Midday, the Bushehr nuclear plant was struck again. Indexes dipped sharply intraday. The White House immediately came out to reassure — saying negotiations are progressing well, with a military action timeframe of 4 to 6 weeks. The market chose to believe the reassurance over reality and closed green. The trading logic is transparent: betting Trump won’t let the stock market crash. But since the Middle East conflict started on February 28, the index has bounced from oversold conditions three times without effectively reclaiming the 10-day moving average. Today’s close barely reclaimed the 5-day but remains below the 10-day, with 6700 acting as heavy resistance. Without substantive progress by Friday, weekend hedging sell-off will likely push indexes back toward the March 14 low around 6475.

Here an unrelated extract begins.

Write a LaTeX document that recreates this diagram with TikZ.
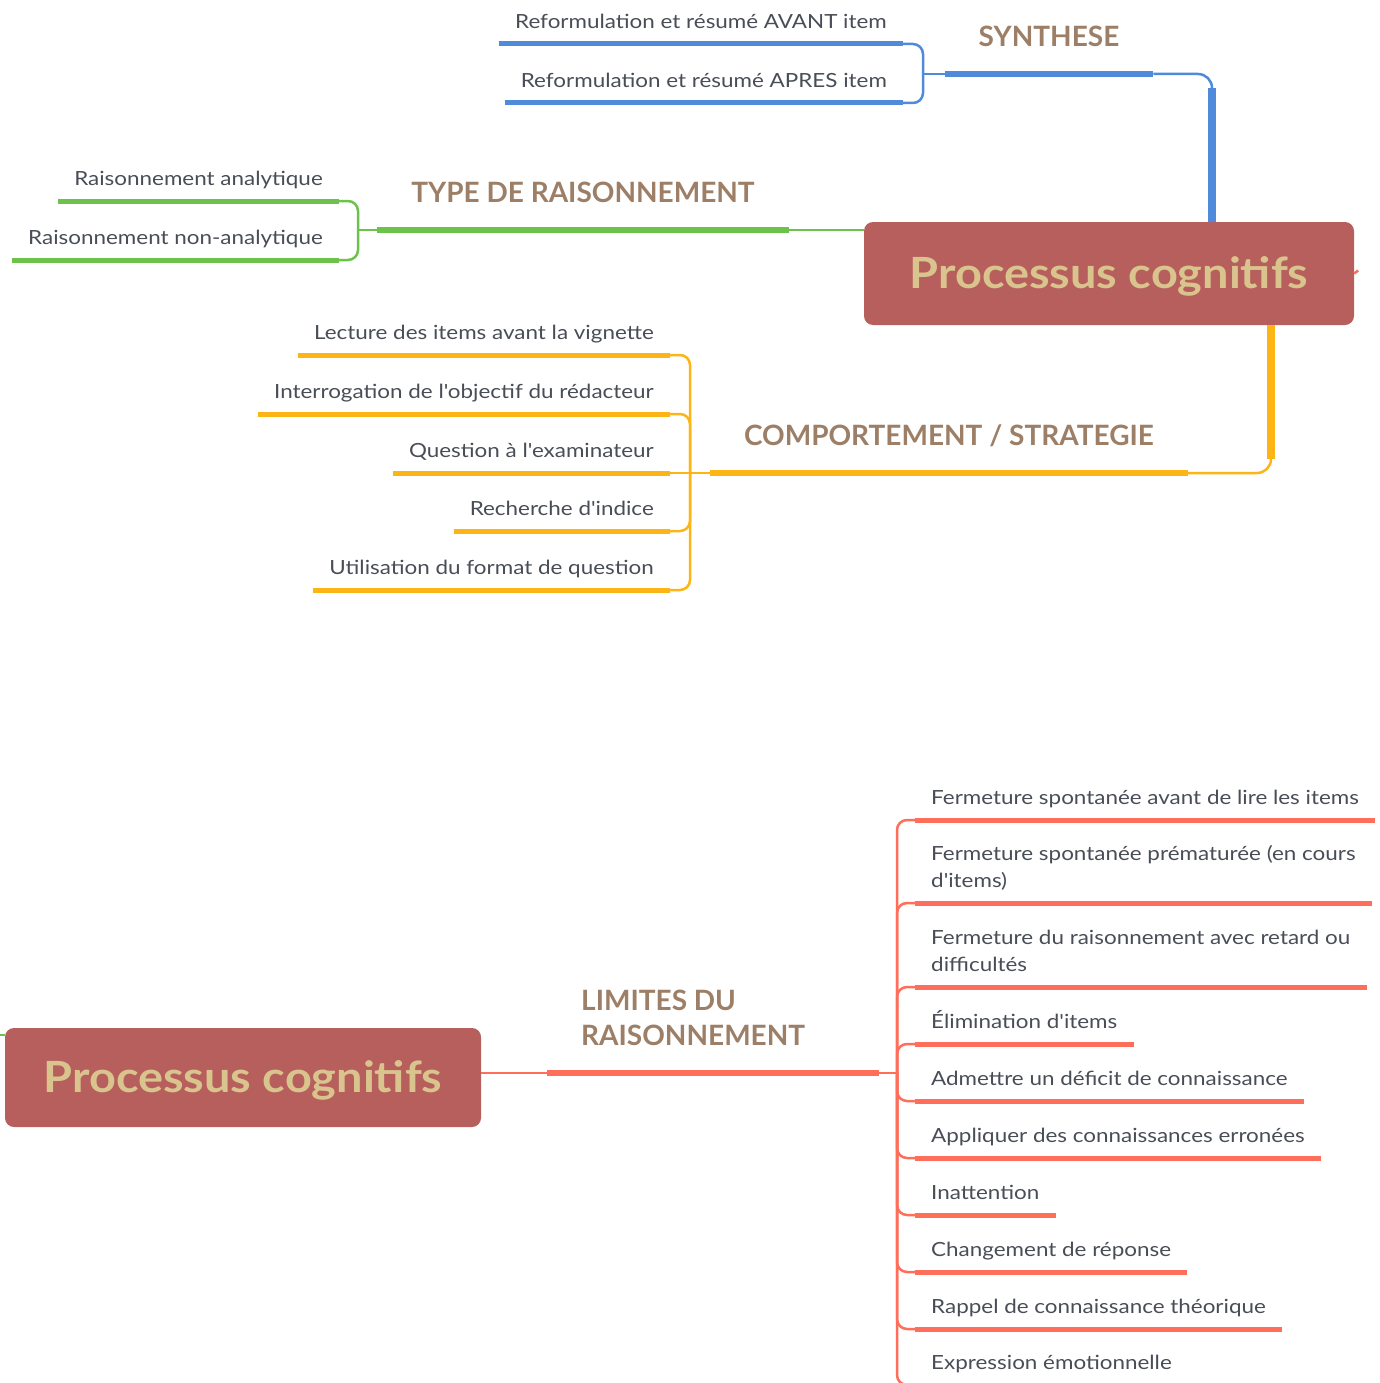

Materials XLB led at +1.98%, Healthcare XLV +1%, Consumer Discretionary XLY +0.96%. Both cyclical and defensive names rallied — money is doing a risk-appetite repair but without conviction. Energy XLE actually fell 0.44%; ceasefire expectations pressured oil sentiment, yet WTI stubbornly held above $90, not budging. Crude traders are far cooler-headed than equity traders.

Completely buried under the ceasefire drama was a set of data worth flagging. BLS reported U.S. February import prices rose 1.3% month-over-month, versus expectations of 0.5% — more than double, the largest single-month increase since March 2022. The cost transmission from the energy conflict has entered hard data. The market selectively ignored it today.

Per Nikkei Asia, AMD and Intel simultaneously notified customers of 10-15% CPU price hikes, citing AI data center demand far outstripping supply plus rising costs. Both stocks popped about 7% intraday, but Tech XLK overall gained only 0.45% — the market treated it as a stock-specific event. The two largest x86 manufacturers raising prices simultaneously is not an isolated incident — it’s a signal of supply chain pricing power shifting. Second-half 2026 gross margin pressure on tech companies will be worse than currently expected.

Geopolitical risk hasn’t been removed, just temporarily anesthetized by an already-rejected ceasefire proposal. Import prices beating expectations confirms the inflation transmission chain is live; chip price hikes confirm supply constraints are spreading. The conditions to change my view are specific: either Iran drops the Hormuz sovereignty demand and returns to the table, or VIX falls below 20 with the index holding above 6700 for more than three trading days. Until one of those materializes, rallies are better treated as windows to reduce exposure.